→ Instructions to follow:
Review the material and extract every line in which the word "chart" occurs.

→ Data:
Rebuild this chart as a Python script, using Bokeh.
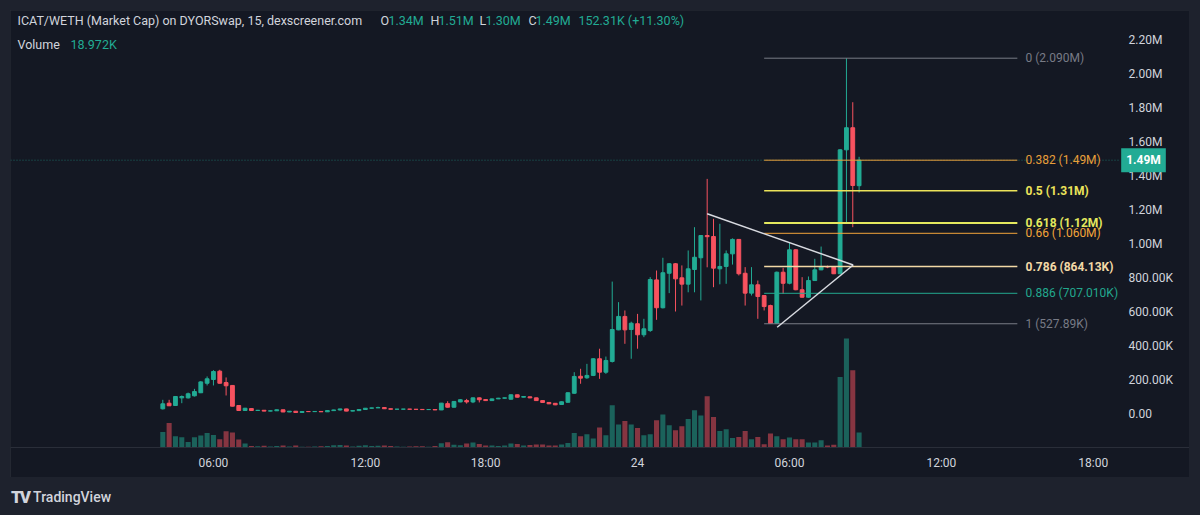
from bokeh.plotting import figure
from bokeh.models import ColumnDataSource, Range1d, FixedTicker, Label, Div
from bokeh.layouts import column
from bokeh.embed import file_html
from bokeh.resources import INLINE
from jinja2 import Template

# ---------------- data (prices / volumes in thousands) ----------------
opens = [27.6, 60.6, 47, 92, 92, 104, 122, 178, 200, 249, 182, 165, 47, 17.6, 29, 17.6, 19, 14, 15.9, 21.8,
         9, 13.5, 6, 11.8, 11, 12, 10, 17, 21, 27, 14, 17, 23.5, 31, 33, 35, 28, 25, 25.5, 26,
         25, 24, 23, 23.5, 21, 58, 37, 68, 76, 68, 92, 82, 76, 86, 90, 84, 110, 96, 98, 92,
         76, 65, 60, 53, 66, 119, 219, 210, 224, 322, 243, 306, 492, 571, 494, 528, 463, 488, 786, 622,
         825, 881, 798, 761, 847, 916, 1047, 1041, 851, 865, 939, 1024, 825, 708, 757, 694, 635, 530, 831, 766,
         963, 728, 684, 782, 845, 864, 862, 822, 1551, 1681, 1340]
highs = [80.6, 80.6, 103, 106, 123, 145, 190, 218, 255, 257, 212, 167, 48, 33, 30, 21, 19.5, 17, 23, 22.5,
         14, 14, 12.5, 12.5, 12.8, 12.5, 17.5, 22, 28, 28, 18, 24, 32, 34, 40, 36, 29, 26, 26.5, 26.5,
         25.5, 24.5, 24, 24, 62, 72, 73, 85, 86, 94, 94, 84, 88, 92, 93, 112, 111, 102, 99, 93,
         77, 66, 61, 71, 124, 243, 263, 292, 325, 381, 335, 776, 655, 606, 540, 586, 557, 802, 841, 916,
         885, 885, 871, 959, 1096, 1050, 1380, 1145, 1116, 959, 1030, 1026, 861, 861, 782, 696, 640, 835, 857, 1008,
         966, 802, 806, 910, 982, 870, 866, 1555, 2090, 1831, 1510]
lows = [23.5, 44, 45, 60.6, 88, 100, 120, 165, 165, 176, 106, 42, 15, 16, 16, 16, 13, 13, 15, 8,
        8, 5, 5.5, 10, 10, 9, 9.5, 16, 17, 13, 13, 16, 22, 30, 32, 27, 24, 24.5, 25, 24.5,
        23.5, 22.5, 22.5, 20, 20, 35, 36, 66, 58, 61, 65, 74, 75, 85, 88, 82, 94, 95, 90, 75,
        63, 55, 49, 52, 64, 117, 175, 204, 220, 204, 233, 300, 490, 410, 322, 381, 449, 480, 551, 618,
        708, 600, 635, 713, 713, 665, 860, 743, 760, 763, 876, 812, 635, 694, 557, 606, 527.89, 529, 704, 760,
        725, 682, 680, 780, 843, 855, 820, 820, 1125, 1096, 1300]
closes = [57, 45.3, 100, 100, 116, 129, 186, 204, 247, 178, 163, 43, 17.6, 31, 17.6, 19, 14, 15.9, 21.8, 9,
          13.5, 6, 11.8, 11, 12, 10, 17, 21, 27, 14, 17, 23.5, 31, 33, 35, 28, 25, 25.5, 26, 25,
          24, 23, 23.5, 21, 61, 37, 71, 81, 68, 92, 81, 76, 86, 90, 92, 110, 96, 100, 92, 76,
          65, 57, 51, 69, 122, 218, 208, 224, 322, 243, 312, 494, 571, 492, 531, 463, 498, 788, 622, 828,
          881, 792, 761, 851, 919, 1047, 1040, 855, 865, 939, 1024, 822, 708, 757, 688, 629, 530, 831, 766, 963,
          728, 684, 782, 845, 865, 862, 822, 1551, 1681, 1341, 1490]
volumes = [19.7, 31.1, 14.3, 13.0, 7.1, 13.0, 15.2, 18.5, 15.9, 10.5, 20.6, 19.0, 10.1, 5.1, 2.0, 1.5, 2.2, 1.3, 1.8, 2.5,
           1.2, 2.4, 1.1, 1.0, 1.3, 1.6, 2.0, 2.8, 3.2, 2.6, 1.4, 2.2, 3.0, 1.8, 2.3, 2.6, 2.0, 1.2, 1.0, 1.4,
           1.7, 1.5, 1.1, 1.9, 5.5, 6.5, 3.5, 2.8, 5.0, 6.3, 4.5, 2.6, 2.5, 1.9, 2.5, 5.1, 4.4, 2.5, 3.2, 3.8,
           3.8, 2.5, 2.5, 3.8, 5.7, 18.5, 14.3, 16.8, 11.4, 25.3, 15.6, 53.5, 29.1, 33.6, 29.1, 24.8, 15.6, 16.8, 34.5, 41.7,
           28.2, 21.9, 26.9, 36.2, 47.2, 40.5, 64.9, 38.7, 21.0, 23.1, 12.1, 13.4, 21.0, 10.5, 13.4, 4.2, 17.7, 14.3, 10.5, 12.7,
           10.5, 10.5, 6.3, 6.3, 9.2, 2.5, 3.4, 89.3, 137.9, 97.8, 18.972]

time_tick_bars = [8, 32, 51, 75, 99, 123, 147]
time_tick_labels = ["06:00", "12:00", "18:00", "24", "06:00", "12:00", "18:00"]
price_ticks = [0, 200, 400, 600, 800, 1000, 1200, 1400, 1600, 1800, 2000, 2200]
price_tick_labels = ["0.00", "200.00K", "400.00K", "600.00K", "800.00K", "1.00M", "1.20M",
                     "1.40M", "1.60M", "1.80M", "2.00M", "2.20M"]

fib_levels = [0, 0.382, 0.5, 0.618, 0.66, 0.786, 0.886, 1]
fib_values = [2090, 1490, 1310, 1120, 1060, 864.13, 707.01, 527.89]
fib_texts = ["0 (2.090M)", "0.382 (1.49M)", "0.5 (1.31M)", "0.618 (1.12M)", "0.66 (1.060M)",
             "0.786 (864.13K)", "0.886 (707.010K)", "1 (527.89K)"]
fib_colors = ["#787b86", "#e89f3a", "#ece35a", "#e4e85e", "#f2a43a", "#f3d9a6", "#22a88e", "#787b86"]
fib_widths = [1, 1, 1.5, 2, 1, 1.5, 1, 1]
fib_bold = [False, False, True, True, False, True, False, False]
fib_start_bar, fib_end_bar = 95, 135

tri_upper_x = [86, 109.07]
tri_upper_y = [1174.7, 873.5]
tri_lower_x = [97.06, 109.07]
tri_lower_y = [507.6, 873.5]

last_price = 1490
last_price_label = "1.49M"

header_line1 = [("ICAT/WETH (Market Cap) on DYORSwap, 15, dexscreener.com", "light"),
                ("O", "light"), ("1.34M", "green"), ("H", "light"), ("1.51M", "green"),
                ("L", "light"), ("1.30M", "green"), ("C", "light"), ("1.49M", "green"),
                ("152.31K (+11.30%)", "green")]
header_line2 = [("Volume", "light"), ("18.972K", "green")]

# ---------------- styling / layout ----------------
BG = "#141823"
LIGHT = "#d1d4dc"
UP = "#22ab94"
DOWN = "#f7525f"
FONT = "Roboto"

# pixel geometry of the reference (image coords) -> data conversions
X_PX0, X_STEP = 162.3, 6.33
Y_PX0, Y_PX_PER_K = 413.0, 0.170
FR_L, FR_R, FR_T, FR_B = 10, 1189, 10, 447      # frame spans the whole chart box width
SCALE_X = 1118                                   # left edge of the price scale


def px_x(px):
    return (px - X_PX0) / X_STEP


def px_y(py):
    return (Y_PX0 - py) / Y_PX_PER_K


n = len(opens)
bars = list(range(n))
up = [c >= o for o, c in zip(opens, closes)]
src = ColumnDataSource(dict(
    x=bars, o=opens, h=highs, l=lows, c=closes, v=volumes,
    top=[max(o, c) for o, c in zip(opens, closes)],
    bot=[min(o, c) for o, c in zip(opens, closes)],
    color=[UP if u else DOWN for u in up],
))

p = figure(width=1179, height=467,
           x_range=Range1d(px_x(FR_L), px_x(FR_R)),
           y_range=Range1d(px_y(FR_B), px_y(FR_T)),
           y_axis_location="right", output_backend="svg", toolbar_location=None,
           min_border_left=0, min_border_top=0, min_border_right=0, min_border_bottom=30,
           background_fill_color=BG, border_fill_color=BG, outline_line_color=None)
p.margin = (10, 0, 0, 10)
p.styles = {"outline": "1px solid #2a2e39", "outline-offset": "-1px"}
p.grid.visible = False

frame_h = FR_B - FR_T
vol_k_per_px = 1.265
p.extra_y_ranges = {"vol": Range1d(0, frame_h * vol_k_per_px)}

# volume
p.vbar(x="x", top="v", bottom=0, width=0.8, source=src, y_range_name="vol",
       fill_color="color", fill_alpha=0.5, line_color=None)

# last-price dotted line (up to the price scale)
p.segment(x0=[px_x(FR_L)], y0=[last_price], x1=[px_x(SCALE_X)], y1=[last_price],
          line_color=UP, line_alpha=0.55, line_dash="1 2", line_width=1)

# candles
p.segment(x0="x", y0="l", x1="x", y1="h", source=src, line_color="color", line_width=1)
p.vbar(x="x", top="top", bottom="bot", width=0.6, source=src,
       fill_color="color", line_color="color", line_width=1)

# fib retracement
fsrc = ColumnDataSource(dict(x0=[fib_start_bar] * len(fib_values), x1=[fib_end_bar] * len(fib_values),
                             y=fib_values, color=fib_colors, w=fib_widths))
p.segment(x0="x0", y0="y", x1="x1", y1="y", source=fsrc, line_color="color", line_width="w")
for val, txt, col, b in zip(fib_values, fib_texts, fib_colors, fib_bold):
    p.add_layout(Label(x=px_x(1025), y=val, text=txt, text_color=col, text_font=FONT,
                       text_font_size="12px", text_baseline="middle", text_align="left",
                       text_font_style="bold" if b else "normal"))

# triangle
p.multi_line(xs=[tri_upper_x, tri_lower_x], ys=[tri_upper_y, tri_lower_y],
             line_color="#d8dae0", line_width=1.5)

# axes
p.yaxis.ticker = FixedTicker(ticks=price_ticks)
p.yaxis.major_label_overrides = {t: l for t, l in zip(price_ticks, price_tick_labels)}
p.yaxis.fixed_location = px_x(SCALE_X)
p.xaxis.ticker = FixedTicker(ticks=time_tick_bars)
p.xaxis.major_label_overrides = {t: l for t, l in zip(time_tick_bars, time_tick_labels)}
for ax in (p.xaxis, p.yaxis):
    ax.major_label_text_color = LIGHT
    ax.major_label_text_font = FONT
    ax.major_label_text_font_size = "12px"
    ax.major_tick_line_color = None
    ax.minor_tick_line_color = None
    ax.major_tick_out = 0
    ax.major_tick_in = 0
p.yaxis.axis_line_color = None
p.yaxis.major_label_standoff = 10
p.xaxis.axis_line_color = "#2a2e39"
p.xaxis.major_label_standoff = 8

# last price tag on the price scale
p.add_layout(Label(x=px_x(1143), y=last_price, text=last_price_label, text_color="#ffffff",
                   text_font=FONT, text_font_size="12px", text_font_style="bold",
                   text_align="center", text_baseline="middle",
                   background_fill_color=UP, padding=5))

# header legend texts
x_line1 = [17, 380, 388, 430, 438, 479, 485, 528, 535, 578]
x_line2 = [17, 70]
for (txt, kind), xp in zip(header_line1, x_line1):
    p.add_layout(Label(x=px_x(xp), y=px_y(20), text=txt, text_color=LIGHT if kind == "light" else UP,
                       text_font=FONT, text_font_size="12.5px", text_baseline="middle"))
for (txt, kind), xp in zip(header_line2, x_line2):
    p.add_layout(Label(x=px_x(xp), y=px_y(44), text=txt, text_color=LIGHT if kind == "light" else UP,
                       text_font=FONT, text_font_size="12.5px", text_baseline="middle"))

logo = Div(text="<div style='display:flex;align-items:center;gap:4px;color:#d1d4dc;font-family:Roboto;'>"
                "<span style='font-weight:900;font-size:17px;letter-spacing:-2px;'>TV</span>"
                "<span style='font-size:14px;font-weight:500;'>TradingView</span></div>",
           width=200, height=20, margin=(8, 0, 0, 11))

layout = column(p, logo, spacing=0)

page_template = Template("""{% extends base %}
{% block preamble %}<style>html, body { background-color: #1e222d; }</style>{% endblock %}""")

open("out.html", "w").write(file_html(layout, INLINE, template=page_template))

→ Exercise response:
Rebuild this chart as a Python script, using Bokeh.
FR_L, FR_R, FR_T, FR_B = 10, 1189, 10, 447      # frame spans the whole chart box width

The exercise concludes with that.